Sobre los verdes prietos de la selva, las primaveras parecen fuegos de artificio. Y el Lacanjá corre, menos tranquilo de lo que parece, hacía el Ixcán y su encuentro con el río Lacantún, que es otro límite de Montes Azules, la "selva prohibida" por los desaliñados decretos presidenciales que crearon la "comunidad lacandona" y las reservas.
El riesgo de vivir
Están presentes en la reunión unos cinco pobladores de Nuevo San Rafael, río abajo y montaña adentro. Son choles, provenientes de Calvario, Sabanilla. Uno de ellos, que habla un poco más de castellano que los demás, reitera que no van a salir de allí, "ni que nos maten". Es un hombre pequeño, macizo de cuerpo, severo y vivaz a un tiempo. Y demuestra tener una conciencia muy clara de lo que es la muerte, pues ha logrado sobrevivir al hambre, a la militarización por el levantamiento zapatista, a los paramilitares de Paz y Justicia. Este nuevo riesgo lo corre también para vivir.
Cuando se le propone viajar a Nuevo San Rafael (también Ignacio Allende) en cayuco por el río, endurece aún más el rostro. Escucha la conversación con los remeros. Tarda un poco en replicar. Pero el hombre no está de acuerdo. Como que no se aguanta y dice al fin:
"No, mejor no vayan por el río. Siento la muerte en su cuerpo, en el mío. Más abajo hay dos vados muy rápidos. Vale más caminar a pie la montaña que morir". Y no porque le tema al Lacantún. Sólo lo respeta. Además, el río lo alimenta, le permite pescar con anzuelo al macabil. Luego cuenta que hace poco estuvo a punto de ahogarse en los rápidos un enviado de la Profepa. Insiste en que ellos no aceptarán una reubicación (que no es en realidad lo que el gobierno ofrece; más bien las autoridades exigen que se retiren, que si bien les va se salvarían de la cárcel). También en Nuevo San Rafael ha incursionado el Ejército federal para presionarlos.

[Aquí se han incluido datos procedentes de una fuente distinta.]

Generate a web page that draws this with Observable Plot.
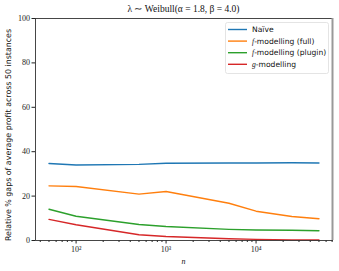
<!DOCTYPE html>
<html><head><meta charset="utf-8">
<script src="https://cdn.jsdelivr.net/npm/d3@7"></script>
<script src="https://cdn.jsdelivr.net/npm/@observablehq/plot@0.6"></script>
<style>
body{margin:0;background:#fff;}
#chart{position:relative;width:339px;height:271px;}
</style></head><body><div id="chart"></div>
<script>
const nValues = [50, 100, 500, 1000, 5000, 10000, 25000, 50000];
const naive = [34.7, 34.0, 34.3, 34.8, 34.9, 34.9, 35.0, 34.9];
const fFull = [24.6, 24.3, 20.9, 22.1, 16.8, 13.2, 10.8, 9.8];
const fPlugin = [14.1, 10.9, 7.2, 6.3, 5.0, 4.7, 4.6, 4.4];
const gModel = [9.5, 7.1, 2.6, 1.8, 0.8, 0.5, 0.3, 0.2];
const seriesNames = ["Naïve", "f-modelling (full)", "f-modelling (plugin)", "g-modelling"];
const seriesColors = ["#1f77b4", "#ff7f0e", "#2ca02c", "#d62728"];
const yTicks = [0, 20, 40, 60, 80, 100];
const xMajor = [100, 1000, 10000];
const xMinor = [40,50,60,70,80,90,200,300,400,500,600,700,800,900,2000,3000,4000,5000,6000,7000,8000,9000,20000,30000,40000,50000,60000,70000];

const allSeries = [naive, fFull, fPlugin, gModel];
const rows = [];
allSeries.forEach((vals, si) => vals.forEach((v, i) => rows.push({n: nValues[i], v, s: seriesNames[si]})));

const sup = {"0":"⁰","1":"¹","2":"²","3":"³","4":"⁴","5":"⁵"};
const serif = "'Liberation Serif', serif";
const sans = "'DejaVu Sans', sans-serif";

const plot = Plot.plot({
  width: 339, height: 271,
  marginLeft: 35, marginRight: 7, marginTop: 18, marginBottom: 31,
  style: {fontFamily: serif, fontSize: "8px", background: "#fff", overflow: "visible", color: "#222"},
  x: {type: "log", domain: [35.4, 70700]},
  y: {domain: [0, 100]},
  color: {domain: seriesNames, range: seriesColors},
  marks: [
    Plot.line(rows, {x: "n", y: "v", stroke: "s", strokeWidth: 1.4}),
    Plot.axisY({ticks: yTicks, tickSize: 3.5, tickPadding: 2, label: null, fontFamily: serif, tickFormat: d => String(d)}),
    Plot.axisX({ticks: xMajor, tickSize: 3.5, tickPadding: 2, label: null, fontFamily: serif,
      tickFormat: d => "10" + String(Math.round(Math.log10(d))).split("").map(c => sup[c]).join("")}),
    Plot.axisX({ticks: xMinor, tickSize: 2, tickFormat: () => "", label: null}),
    Plot.frame({stroke: "#333", strokeWidth: 0.9})
  ]
});
document.getElementById("chart").appendChild(plot);

const svg = d3.select(plot);
svg.append("line").attr("x1", 332.5).attr("x2", 332.5).attr("y1", 18).attr("y2", 240)
  .attr("stroke", "#999").attr("stroke-width", 2);
svg.append("text").attr("x", 183.5).attr("y", 12).attr("text-anchor", "middle")
  .attr("font-family", serif).attr("font-size", "9.5px").attr("fill", "#111")
  .text("λ ∼ Weibull(α = 1.8, β = 4.0)");
svg.append("text").attr("x", 183.5).attr("y", 264).attr("text-anchor", "middle")
  .attr("font-family", serif).attr("font-style", "italic").attr("font-size", "8px").attr("fill", "#111").text("n");
svg.append("text").attr("transform", "translate(10.5,135) rotate(-90)").attr("text-anchor", "middle")
  .attr("font-family", sans).attr("font-size", "7.9px").attr("fill", "#111")
  .text("Relative % gaps of average profit across 50 instances");
const lg = svg.append("g");
lg.append("rect").attr("x", 225.5).attr("y", 22.5).attr("width", 103).attr("height", 51).attr("rx", 2)
  .attr("fill", "#fff").attr("fill-opacity", 0.8).attr("stroke", "#ddd").attr("stroke-width", 0.8);
seriesNames.forEach((name, i) => {
  const y = 29.5 + i * 11.6;
  lg.append("line").attr("x1", 228).attr("x2", 247).attr("y1", y).attr("y2", y)
    .attr("stroke", seriesColors[i]).attr("stroke-width", 1.4);
  const t = lg.append("text").attr("x", 252).attr("y", y + 2.7).attr("text-anchor", "start")
    .attr("font-family", sans).attr("font-size", "7.6px").attr("fill", "#111");
  if (name[0] === "f" || name[0] === "g") {
    t.append("tspan").attr("font-family", serif).attr("font-style", "italic").text(name[0]);
    t.append("tspan").text(name.slice(1));
  } else t.text(name);
});
</script></body></html>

Se refiere a las familias que estaban en Arroyo San Pablo, igualmente choles, pero de Tila, desalojadas de Montes Azules en diciembre: "Los fuimos a visitar en Comitán. Están muy mal. No tienen nada. Se sienten arrepentidos de no resistir. Nos dijeron que un poco tuvieron su culpa, porque aceptaron del gobierno, Ƒqué?, su engaño".
Estos hombres, que para vivir aceptan el riesgo de morir, prefieren llevarnos de visita a su poblado en otra ocasión, se despiden y caminan de inmediato hacia el monte, luego de compartir con nosotros el alimento que ofrece la gente de 8 de Febrero.
Entonces nos despedimos de mano de cada uno de los jóvenes jefes de familia de 8 de Febrero. El hombre de ojos tristes, que es el último, dice: "Gracias que vinieron". Un encuentro con pocas palabras, pero más que suficientes.